Where the Book Genuinely Excels
The prose is doing more work than most commercial suspense bothers with. Cox took an MFA at Purdue and it shows in the imagery, which is often startling and rarely decorative. A grief-stricken girl feels her dark thoughts as an earthworm burrowing through her hypothalamus. A woman’s composure cracks in “hairline fractures” through her “happy porcelain veneer.” The Margaret Atwood epigraph about the dark side of beauty is not ornamental. It is a thesis statement, and the book earns it.
A few things Pretty Dead Things by Kelsey Cox does especially well:
- The interstitial chapters. Scattered among the four main narrators are brief third-person chapters from outside voices: a drunk rancher, a pageant director, a mother-in-law. They function like security-camera stills, showing you an angle the narrators cannot see. It is an elegant structural solution to the closed-POV problem.
- The setting as a pressure system. The catastrophic freeze that takes down the Texas power grid is not a gimmick bolted on for the third act. Cox lets the cold arrive slowly, as weather, then as inconvenience, then as siege.
- Mothers and daughters.
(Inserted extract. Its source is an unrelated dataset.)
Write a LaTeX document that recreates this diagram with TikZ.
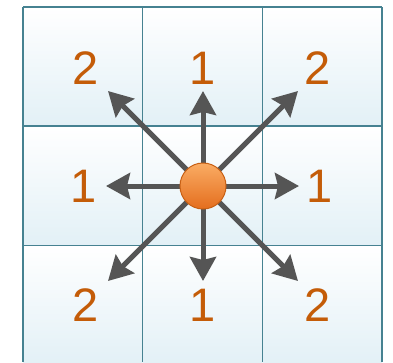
\documentclass[tikz,border=0pt]{standalone}
\usepackage{fontspec}
\setmainfont{Liberation Sans}
\usetikzlibrary{arrows.meta}
\definecolor{gridline}{RGB}{70,130,145}
\definecolor{cellbot}{RGB}{226,240,246}
\definecolor{numcol}{RGB}{196,92,8}
\definecolor{arrcol}{RGB}{85,85,85}
\definecolor{balltop}{RGB}{250,172,100}
\definecolor{ballbot}{RGB}{228,110,30}
\definecolor{ballrim}{RGB}{200,96,20}
\tikzset{
  cell/.style={top color=white,bottom color=cellbot,draw=none},
  num/.style={text=numcol,font=\fontsize{47}{47}\selectfont,inner sep=0pt},
  arr/.style={draw=arrcol,line width=5pt,-{Stealth[length=24pt,width=26pt,inset=3pt]}},
  ball/.style={circle,minimum size=46pt,inner sep=0pt,draw=ballrim,line width=1pt,top color=balltop,bottom color=ballbot}
}
\begin{document}
\begin{tikzpicture}[x=1pt,y=-1pt]
\useasboundingbox (0,0) rectangle (393,362);
\fill[white] (0,0) rectangle (393,362);
\foreach \i in {0,1,2}{
  \foreach \j in {0,1,2}{
    \shade[cell] ({23+\i*119.67},{7+\j*119.5}) rectangle ({23+(\i+1)*119.67},{7+(\j+1)*119.5});
  }
}
\draw[gridline,line width=1.3pt] (23,7) -- (382,7);
\draw[gridline,line width=1.3pt] (23,126) -- (382,126);
\draw[gridline,line width=1.3pt] (23,245.5) -- (382,245.5);
\draw[gridline,line width=1.3pt] (23,7) -- (23,362);
\draw[gridline,line width=1.3pt] (142.7,7) -- (142.7,362);
\draw[gridline,line width=1.3pt] (262.3,7) -- (262.3,362);
\draw[gridline,line width=1.3pt] (382,7) -- (382,362);
\node[num] (n11) at (86,68) {2};
\node[num] (n12) at (203,68) {1};
\node[num] (n13) at (318,68) {2};
\node[num] (n21) at (84,186) {1};
\node[num] (n23) at (320,186) {1};
\node[num] (n31) at (86,305) {2};
\node[num] (n32) at (203,305) {1};
\node[num] (n33) at (318,305) {2};
\coordinate (c0) at (203,186);
\coordinate (tN) at (203,91);
\coordinate (tS) at (203,281);
\coordinate (tW) at (106,186);
\coordinate (tE) at (299,186);
\coordinate (tNW) at (108,91);
\coordinate (tNE) at (298,91);
\coordinate (tSW) at (108,281);
\coordinate (tSE) at (298,281);
\foreach \t in {tN,tS,tW,tE,tNW,tNE,tSW,tSE}{
  \draw[arr] (c0) -- (\t);
}
\node[ball] (c) at (c0) {};
\end{tikzpicture}
\end{document}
Nearly every relationship here is a variation on the same wound: a woman trying to give her daughter something she never got, and mangling her in the attempt.
- The head-shaving scene. Without spoiling it, there is a sequence at the pageant itself that is one of the most exhilarating things I have read in the genre this year. It reframes the entire competition in a single stage cue.
Where It Falters
The novel runs to ninety-four chapters, most of them very short. That churn creates momentum, but it also creates a shallowness. Scenes end just as they begin to breathe. Characters arrive at emotional turns two beats too fast because the chapter needs to land its final-line hook, and after fifty of those hooks, the effect thins considerably. There is a version of this book fifty pages longer and thirty chapters shorter that would be stronger.
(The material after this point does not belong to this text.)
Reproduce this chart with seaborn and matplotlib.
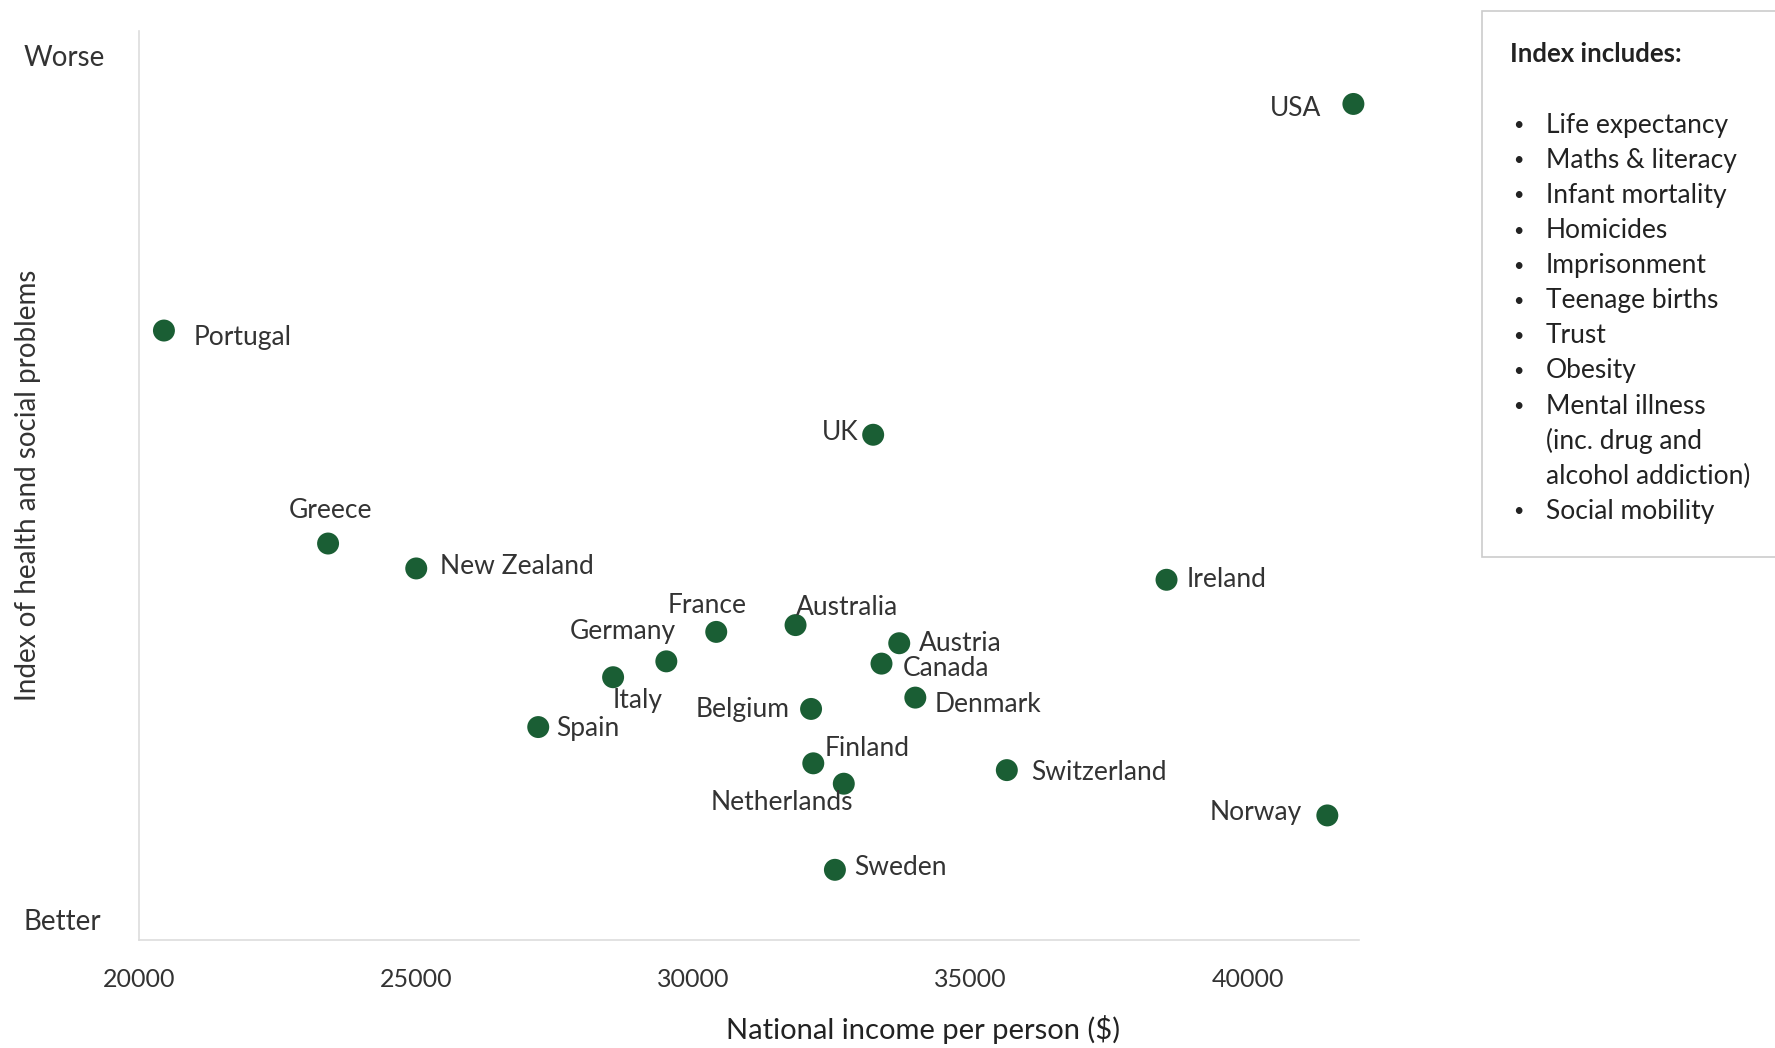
import pandas as pd
import matplotlib.pyplot as plt
import seaborn as sns
from matplotlib.patches import Rectangle

# data
countries = ['USA', 'Portugal', 'UK', 'Greece', 'New Zealand', 'Ireland', 'France',
             'Australia', 'Germany', 'Italy', 'Austria', 'Canada', 'Denmark', 'Belgium',
             'Spain', 'Finland', 'Netherlands', 'Switzerland', 'Norway', 'Sweden']
income = [41900, 20450, 33240, 23410, 25000, 38530, 30410,
          31840, 29510, 28550, 33710, 33390, 34000, 32120,
          27200, 32160, 32710, 35650, 41430, 32550]
index_score = [2.54, 1.54, 1.08, 0.60, 0.49, 0.44, 0.21,
               0.24, 0.08, 0.01, 0.16, 0.07, -0.08, -0.13,
               -0.21, -0.37, -0.46, -0.40, -0.60, -0.84]
index_items = ['Life expectancy', 'Maths & literacy', 'Infant mortality', 'Homicides',
               'Imprisonment', 'Teenage births', 'Trust', 'Obesity', 'Mental illness',
               '(inc. drug and', 'alcohol addiction)', 'Social mobility']

df = pd.DataFrame({'country': countries, 'income': income, 'index': index_score})

# label placement (offset in pixels, horizontal alignment)
label_pos = {
    'USA': (-32, -5, 'right'), 'Portugal': (30, -7, 'left'), 'UK': (-15, 2, 'right'),
    'Greece': (2, 33, 'center'), 'New Zealand': (24, 2, 'left'), 'Ireland': (20, 0, 'left'),
    'France': (-9, 26, 'center'), 'Australia': (0, 18, 'left'), 'Germany': (10, 30, 'right'),
    'Italy': (0, -23, 'left'), 'Austria': (20, 0, 'left'), 'Canada': (21, -5, 'left'),
    'Denmark': (19, -7, 'left'), 'Belgium': (-21, -1, 'right'), 'Spain': (18, -1, 'left'),
    'Finland': (11, 15, 'left'), 'Netherlands': (-62, -19, 'center'),
    'Switzerland': (24, -2, 'left'), 'Norway': (-25, 3, 'right'), 'Sweden': (19, 2, 'left'),
}

GREEN = '#1a5e34'
TXT = '#333333'

sns.set_style('white')
plt.rcParams['font.family'] = ['Lato', 'DejaVu Sans']

fig = plt.figure(figsize=(17.75, 10.48), dpi=100)
ax = fig.add_axes([0.0783, 0.103, 0.6873, 0.867])

sns.scatterplot(data=df, x='income', y='index', color=GREEN, s=250,
                edgecolor='none', ax=ax, zorder=3, clip_on=False)

for _, r in df.iterrows():
    dx, dy, ha = label_pos[r['country']]
    ax.annotate(r['country'], (r['income'], r['index']), xytext=(dx, dy),
                textcoords='offset pixels', ha=ha, va='center',
                fontsize=19, color=TXT)

ax.set_xlim(20000, 42000)
ax.set_ylim(-1.15, 2.86)
ax.set_xticks([20000, 25000, 30000, 35000, 40000])
ax.set_yticks([-1.06, 2.755])
ax.set_yticklabels(['Better', 'Worse'], ha='left')
ax.tick_params(axis='y', length=0, pad=83, labelsize=20, labelcolor=TXT)
ax.tick_params(axis='x', length=6, width=1, color='#dddddd', pad=14,
               labelsize=18, labelcolor=TXT)

for s in ['top', 'right']:
    ax.spines[s].set_visible(False)
for s in ['left', 'bottom']:
    ax.spines[s].set_color('#dddddd')
    ax.spines[s].set_linewidth(1.2)

ax.set_xlabel('National income per person ($)', fontsize=21, color='#222222', va='top')
ax.xaxis.set_label_coords(0.643, -0.082)
ax.set_ylabel('Index of health and social problems', fontsize=20, color=TXT)
ax.yaxis.set_label_coords(-0.08, 0.5)

# side box listing what the index includes
fig.patches.append(Rectangle((0.835, 0.4685), 0.2, 0.521, transform=fig.transFigure,
                             facecolor='white', edgecolor='#cccccc', linewidth=1.2))
fig.text(0.8505, 0.948, 'Index includes:', fontsize=18.5, fontweight='bold',
         color='#222222', va='center')
y0 = 0.8805
step = 0.0335
for i, item in enumerate(index_items):
    y = y0 - i * step
    if not item.startswith('(') and not item.startswith('alcohol'):
        fig.text(0.8525, y, '•', fontsize=13, color='#222222', va='center')
    fig.text(0.871, y, item, fontsize=19, color='#222222', va='center')

fig.savefig('out.png', dpi=100)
The cold-open prologue is another problem. It promises blood on the tulle, a killer loose among screaming contestants, and then the book spends a very long stretch on pageant orientation, smoothie shifts, and a slow-building cold case. That material is good. It is arguably better than the siege it is building toward. But readers who came for the locked-in blizzard thriller described on the jacket will wait a considerable while, and some will get restless.
Ingrid is the weakest of the four narrators, which is unfortunate given she carries the most plot. Her grief is rendered beautifully, but her present-tense life is thin. A stalled marriage is mentioned and never truly engaged. A flirtation with the pageant’s charismatic emcee reads as genre obligation, a romantic subplot that exists mostly to make him look suspicious. Compared with Sarah Lynn’s crackle or Melanie’s unnerving warmth, Ingrid’s sections sometimes feel like a delivery system for exposition.
There is also a subplot involving a teacher’s inappropriate attention toward a student that Cox introduces with real care and then resolves with startling speed once the plot needs the runway for something else. It deserved either more room or less.
And the twist? It is a good one. It recontextualizes an enormous amount and it is fairly clued, though it leans on a convention that some readers will feel is a cheat. I did not, but I understand the argument. What I will say is that the final chapter, told from an unexpected vantage, is a superb piece of moral construction. It closes the book on a question rather than an answer, and the question is worse than any answer would have been.
Who Should Read This
Pretty Dead Things by Kelsey Cox is for readers who want their thrillers to have something on their mind. If you read domestic suspense primarily for velocity, the middle will test your patience. If you read it for character, for the specific texture of a small town where everyone has known everyone since kindergarten and that knowledge is a form of surveillance, this will more than satisfy.
Cox’s debut, Party of Liars, was a well-received multi-POV suspense novel, and this follow-up is a clear escalation in ambition and craft, if not quite in discipline.
If You Liked This, Try These
- Party of Liars by Kelsey Cox. Her debut. The same appetite for a large cast and a late-breaking reversal.
- Dare Me by Megan Abbott. The definitive novel of teenage girls, competitive femininity, and violence.
- All the Missing Girls by Megan Miranda. Cold case, small town, a narrator who knows more than she is telling.
- What Lies in the Woods by Kate Alice Marshall. Buried childhood violence surfacing decades later.
- The Guest List by Lucy Foley. If the trapped-by-weather, everyone-is-a-suspect structure is your draw.
- Big Little Lies by Liane Moriarty. Mothers, performance, and a death teased from page one.
- Bright Young Women by Jessica Knoll. For its interrogation of how we look at pretty dead girls in the first place.
The Verdict
A smart, sharp-edged, occasionally overstuffed thriller that is far more interested in why we crown girls than in who killed one. The pacing wobbles and one narrator underperforms, but the voice work, the imagery, and a genuinely disquieting final page make Pretty Dead Things by Kelsey Cox worth the cold.